War on Terrorism

Thursday, March 18, 2010

Airman Trains Iraqi Trainers

By Air Force Senior Airman Jarrod Chavana
Special to American Forces Press Service

March 18, 2010 - Air Force Staff Sgt. Gary Graf already was deployed to another location when he was called upon to come here to teach Iraqi servicemembers the ins and outs of communication theories, cable splicing and fiber optics. "I didn't mind them asking me to come and teach, even though I only had a five-day notice," said Graf, who is deployed from Sheppard Air Force Base, Texas. "I will do whatever I have to in order to complete the mission."

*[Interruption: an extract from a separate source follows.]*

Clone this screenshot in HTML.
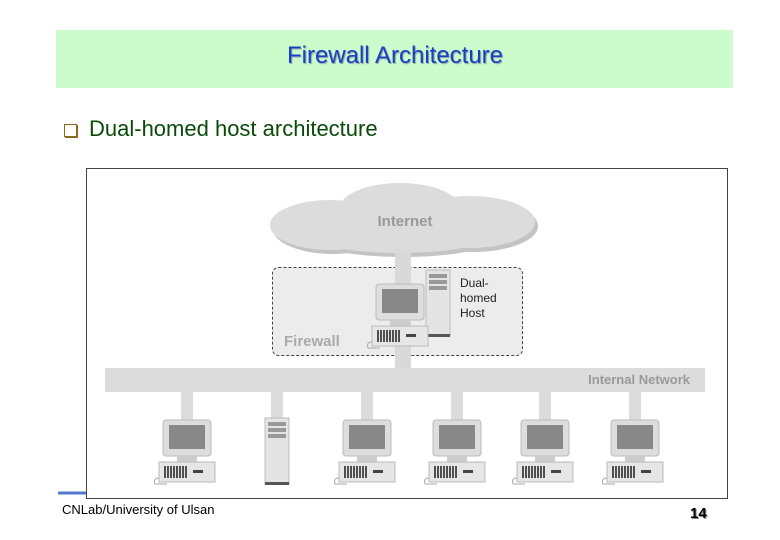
<!DOCTYPE html>
<html><head><meta charset="utf-8"><style>
body{margin:0;width:780px;height:540px;background:#fff;position:relative;overflow:hidden;font-family:"Liberation Sans",sans-serif}
.band{position:absolute;left:56px;top:30px;width:677px;height:58px;background:#ccfccc}
.title{position:absolute;left:0;top:42px;width:790px;text-align:center;font-size:24px;color:#1a3fc0;text-shadow:1px 1px 1px #8899aa}
.bul{position:absolute;left:64px;top:124px;width:11px;height:11px;border:1px solid #8a6a20;box-shadow:1px 1px 0 #8a6a20}
.sub{position:absolute;left:89px;top:116px;font-size:22px;color:#0a4a0a}
.foot{position:absolute;left:62px;top:502px;font-size:13px;color:#000}
.num{position:absolute;left:690px;top:505px;font-size:15px;font-weight:bold;color:#000;text-shadow:1px 1px 0 #888}
</style></head><body>
<div class="band"></div>
<div class="title">Firewall Architecture</div>
<div class="bul"></div>
<div class="sub">Dual-homed host architecture</div>
<svg style="position:absolute;left:0;top:0" width="780" height="540">
<defs>
<g id="pc">
<rect x="-24" y="0" width="48" height="36" rx="3" fill="#ddd" stroke="#bbb"/>
<rect x="-18" y="5" width="36" height="24" fill="#888"/>
<rect x="-10" y="36" width="20" height="6" fill="#ccc"/>
<rect x="-28" y="42" width="56" height="20" fill="#e6e6e6" stroke="#bbb"/>
<g stroke="#000" stroke-width="1.3"><path d="M-22 46v12M-19 46v12M-16 46v12M-13 46v12M-10 46v12M-7 46v12M-4 46v12M-1 46v12"/></g>
<rect x="6" y="50" width="10" height="3" fill="#444"/>
<path d="M-28 58q-6 0-4 6h12" fill="none" stroke="#aaa"/>
</g>
<g id="tw">
<rect x="-12" y="0" width="24" height="66" fill="#e4e4e4" stroke="#bbb"/>
<rect x="-9" y="4" width="18" height="4" fill="#999"/>
<rect x="-9" y="10" width="18" height="4" fill="#999"/>
<rect x="-9" y="16" width="18" height="4" fill="#999"/>
<rect x="-12" y="64" width="24" height="3" fill="#555"/>
</g>
</defs>
<rect x="86.5" y="168.5" width="641" height="330" fill="#fff" stroke="#444"/>
<line x1="58" y1="493" x2="86" y2="493" stroke="#5577cc" stroke-width="3"/>
<g fill="#c4c4c4" transform="translate(3,4)">
<ellipse cx="330" cy="225" rx="60" ry="25"/><ellipse cx="400" cy="208" rx="60" ry="25"/><ellipse cx="470" cy="222" rx="65" ry="26"/><ellipse cx="400" cy="235" rx="90" ry="18"/></g>
<g fill="#dcdcdc">
<ellipse cx="330" cy="225" rx="60" ry="25"/><ellipse cx="400" cy="208" rx="60" ry="25"/><ellipse cx="470" cy="222" rx="65" ry="26"/><ellipse cx="400" cy="235" rx="90" ry="18"/></g>
<text x="405" y="226" font-size="15" font-weight="bold" fill="#999" text-anchor="middle">Internet</text>
<rect x="272.5" y="267.5" width="250" height="88" rx="6" fill="#ececec" stroke="#444" stroke-dasharray="3,2"/>
<rect x="395" y="250" width="16" height="125" fill="#d9d9d9"/>
<rect x="105" y="368" width="600" height="24" fill="#dcdcdc"/>
<text x="690" y="384" font-size="13" font-weight="bold" fill="#999" text-anchor="end">Internal Network</text>
<text x="284" y="346" font-size="15" font-weight="bold" fill="#aaa">Firewall</text>
<use href="#tw" x="438" y="270"/>
<use href="#pc" x="400" y="284"/>
<text x="460" y="287" font-size="12" fill="#222">Dual-</text>
<text x="460" y="302" font-size="12" fill="#222">homed</text>
<text x="460" y="317" font-size="12" fill="#222">Host</text>
<g fill="#dcdcdc">
<rect x="181" y="392" width="12" height="30"/><rect x="271" y="392" width="12" height="30"/><rect x="361" y="392" width="12" height="30"/><rect x="451" y="392" width="12" height="30"/><rect x="539" y="392" width="12" height="30"/><rect x="629" y="392" width="12" height="30"/></g>
<use href="#pc" x="187" y="420"/>
<use href="#tw" x="277" y="418"/>
<use href="#pc" x="367" y="420"/>
<use href="#pc" x="457" y="420"/>
<use href="#pc" x="545" y="420"/>
<use href="#pc" x="635" y="420"/>
</svg>
<div class="foot">CNLab/University of Ulsan</div>
<div class="num">14</div>
</body></html>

U.S. officials are working to rebuild Iraq and create a modern military that has the capability of defending its people and borders from enemies foreign and domestic. The Air Force's Iraqi training and advisory mission teaches Iraqis how to create a self-sufficient and self-sustaining military. Graf was brought to the 821st Expeditionary Training Squadron here to be part of the instructor team for a 42-day cable and antenna maintenance course.

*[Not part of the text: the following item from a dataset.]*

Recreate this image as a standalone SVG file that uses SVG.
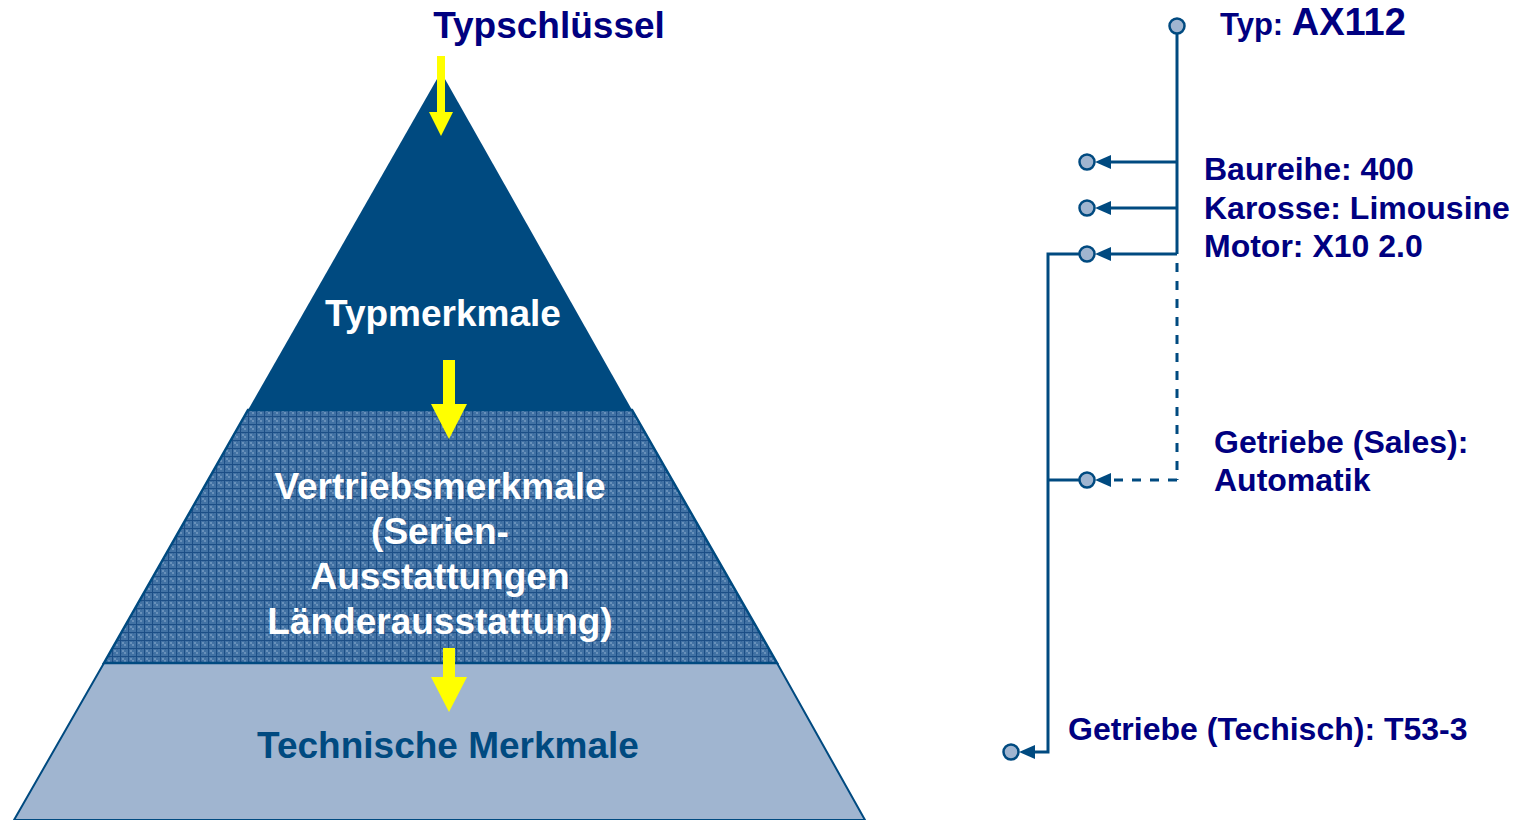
<svg xmlns="http://www.w3.org/2000/svg" width="1521" height="820" viewBox="0 0 1521 820">
<style>
.nv{font-family:"Liberation Sans",Arial,sans-serif;font-weight:bold;fill:#000080}
.wt{font-family:"Liberation Sans",Arial,sans-serif;font-weight:bold;fill:#ffffff;font-size:37px;text-anchor:middle}
.ln{stroke:#004a80;stroke-width:3;fill:none}
.dl{stroke:#004a80;stroke-width:3;fill:none;stroke-dasharray:9,9}
.dot{fill:#a0b5d0;stroke:#004a80;stroke-width:2.5}
.ah{fill:#004a80}
.yl{fill:#ffff00}
</style>
<defs>
<pattern id="grid" width="8" height="8" patternUnits="userSpaceOnUse">
<rect width="8" height="8" fill="#4272a4"/>
<rect x="2" y="2" width="2" height="2" fill="#6890ba"/>
<rect x="4" y="4" width="2" height="2" fill="#6890ba"/>
<rect x="5" y="1" width="1" height="1" fill="#36669a"/>
<rect x="1" y="5" width="1" height="1" fill="#36669a"/>
<rect x="0" y="0" width="8" height="1" fill="#1c4e86"/>
<rect x="0" y="0" width="1" height="8" fill="#1c4e86"/>
</pattern>
</defs>
<rect width="1521" height="820" fill="#ffffff"/>
<g id="pyramid">
<g id="level-technisch">
<polygon points="104,663 777,663 865,820 14,820" fill="#a0b5d0" stroke="#004a80" stroke-width="2"/>
<text x="448" y="758" class="nv" style="font-size:37px;fill:#004a80;text-anchor:middle">Technische Merkmale</text>
</g>
<g id="level-vertrieb">
<polygon points="248,410 632,410 777,663 104,663" fill="url(#grid)" stroke="#004a80" stroke-width="2.5"/>
<text class="wt"><tspan x="440" y="499">Vertriebsmerkmale</tspan><tspan x="440" y="544">(Serien-</tspan><tspan x="440" y="589">Ausstattungen</tspan><tspan x="440" y="634">Länderausstattung)</tspan></text>
</g>
<g id="level-typ">
<polygon points="441,72 632,410 248,410" fill="#004a80"/>
<text x="443" y="326" class="wt">Typmerkmale</text>
</g>
</g>
<g id="title">
<text x="549" y="38" class="nv" style="font-size:37px;text-anchor:middle">Typschlüssel</text>
</g>
<g id="yellow-arrows">
<polygon class="yl" points="437,56 445,56 445,112 453,112 441,136 429,112 437,112"/>
<polygon class="yl" points="443,360 455,360 455,404 467,404 449,439 431,404 443,404"/>
<polygon class="yl" points="443,648 455,648 455,677 467,677 449,712 431,677 443,677"/>
</g>
<g id="connectors">
<line class="ln" x1="1177" y1="33" x2="1177" y2="254"/>
<line class="dl" x1="1177" y1="263" x2="1177" y2="480"/>
<line class="ln" x1="1177" y1="162" x2="1108" y2="162"/>
<polygon class="ah" points="1095,162 1111,155 1111,169"/>
<line class="ln" x1="1177" y1="208" x2="1108" y2="208"/>
<polygon class="ah" points="1095,208 1111,201 1111,215"/>
<line class="ln" x1="1177" y1="254" x2="1108" y2="254"/>
<polygon class="ah" points="1095,254 1111,247 1111,261"/>
<path class="dl" d="M1177,480 L1110,480"/>
<polygon class="ah" points="1095,480 1111,473 1111,487"/>
<path class="ln" d="M1079,254 L1048,254 L1048,752 L1032,752"/>
<polygon class="ah" points="1019,752 1035,745 1035,759"/>
<line class="ln" x1="1048" y1="480" x2="1079" y2="480"/>
</g>
<g id="node-typ">
<circle class="dot" cx="1177" cy="26" r="7.5"/>
<text x="1220" y="35" class="nv" style="font-size:31px">Typ: <tspan style="font-size:38px">AX112</tspan></text>
</g>
<g id="node-baureihe">
<circle class="dot" cx="1087" cy="162" r="7.5"/>
<text x="1204" y="180" class="nv" style="font-size:32px">Baureihe: 400</text>
</g>
<g id="node-karosse">
<circle class="dot" cx="1087" cy="208" r="7.5"/>
<text x="1204" y="219" class="nv" style="font-size:32px">Karosse: Limousine</text>
</g>
<g id="node-motor">
<circle class="dot" cx="1087" cy="254" r="7.5"/>
<text x="1204" y="257" class="nv" style="font-size:32px">Motor: X10 2.0</text>
</g>
<g id="node-getriebe-sales">
<circle class="dot" cx="1087" cy="480" r="7.5"/>
<text class="nv" style="font-size:32px"><tspan x="1214" y="453">Getriebe (Sales):</tspan><tspan x="1214" y="491">Automatik</tspan></text>
</g>
<g id="node-getriebe-tech">
<circle class="dot" cx="1011" cy="752" r="7.5"/>
<text x="1068" y="740" class="nv" style="font-size:32px">Getriebe (Techisch): T53-3</text>
</g>
</svg>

"This is the first class of its kind here, and they are making huge strides, and everyone must remember they are just starting out with this kind of technology," Graf said. "This class is building a better Iraq. I want to train them, and I hope I can make a difference."

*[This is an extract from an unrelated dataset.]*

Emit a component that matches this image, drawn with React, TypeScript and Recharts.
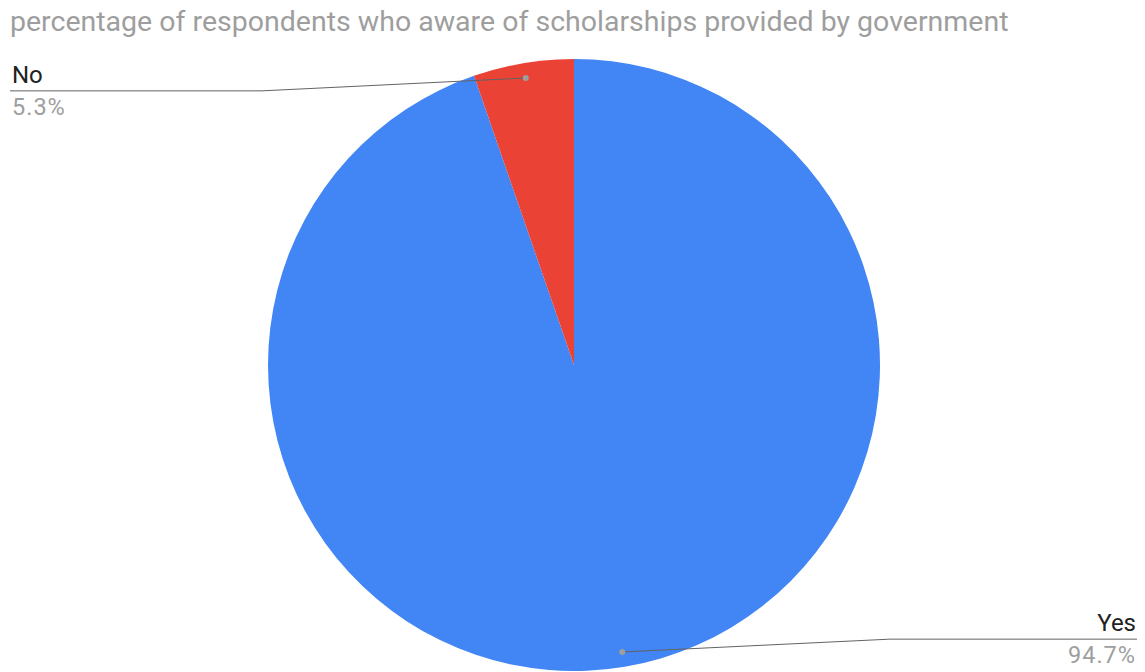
import React from 'react';
import { PieChart, Pie, Cell } from 'recharts';

const categories = ['Yes', 'No'];
const values = [94.7, 5.3];
const colors = ['#4285F4', '#EA4335'];
const title = 'percentage of respondents who aware of scholarships provided by government';

const data = categories.map((name, i) => ({ name, value: values[i] }));

const RAD = Math.PI / 180;

const renderLabel = (props: any) => {
  const { cx, cy, midAngle, outerRadius, name, value } = props;
  const cos = Math.cos(-midAngle * RAD);
  const sin = Math.sin(-midAngle * RAD);
  const dx = cx + (outerRadius - 15) * cos;
  const dy = cy + (outerRadius - 15) * sin;
  const lineY = cy + (outerRadius - 28) * sin;
  const left = cos < 0;
  const bendX = left ? cx - outerRadius - 6 : cx + outerRadius + 10;
  const endX = left ? 10 : 1137;
  const textX = left ? 12 : 1136;
  const anchor = left ? 'start' : 'end';
  return (
    <g>
      <path d={`M${dx},${dy}L${bendX},${lineY}L${endX},${lineY}`} stroke="#636363" strokeWidth={1} fill="none" />
      <circle cx={dx} cy={dy} r={3} fill="#9e9e9e" />
      <text x={textX} y={lineY - 8} textAnchor={anchor} fill="#222222" fontSize={24} fontFamily="Roboto">
        {name}
      </text>
      <text x={textX} y={lineY + 24} textAnchor={anchor} fill="#9e9e9e" fontSize={23.5} fontFamily="Roboto" letterSpacing={1}>
        {`${Number(value).toFixed(1)}%`}
      </text>
    </g>
  );
};

export default function App() {
  return (
    <div style={{ position: 'absolute', left: 0, top: 0, width: 1145, height: 672, background: '#fff' }}>
      <div
        style={{
          position: 'absolute',
          left: 10,
          top: 5,
          fontFamily: 'Roboto',
          fontSize: 28.5,
          lineHeight: 'normal',
          color: '#9e9e9e',
          whiteSpace: 'nowrap',
        }}
      >
        {title}
      </div>
      <PieChart width={1145} height={672}>
        <Pie
          data={data}
          dataKey="value"
          nameKey="name"
          cx={569}
          cy={360}
          outerRadius={306}
          startAngle={90}
          endAngle={-270}
          stroke="none"
          label={renderLabel}
          labelLine={false}
          isAnimationActive={false}
        >
          {data.map((d, i) => (
            <Cell key={d.name} fill={colors[i]} />
          ))}
        </Pie>
      </PieChart>
    </div>
  );
}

The goal is to train Iraqis to be instructors, and Iraqi counterparts help to bridge the language barrier. "During class, there are times I find it difficult to relate theories to them," he said, "and that's when my Iraqi counterpart is able to step in and explain it to them."

One of the Iraqi students noted that the course is an important building block for Iraq's future. "This course will help further the progress of Iraq and help us catch up to the rest of the modern world," Mahmud Hassun said. "What I like most about fiber optics is its accuracy and the capacity of the information that it transmits. When I get back to my base, I can share my experience from this class and help build it up."

Graf said he finds the work gratifying.

"It's cool that someday I will be able to look back and see I made a difference," he said. "It's not going to be overnight. It will take time, but they want to learn, and they can make Iraq into a better place."

(Air Force Senior Airman Jarrod Chavana serves with U.S. Air Forces Central.)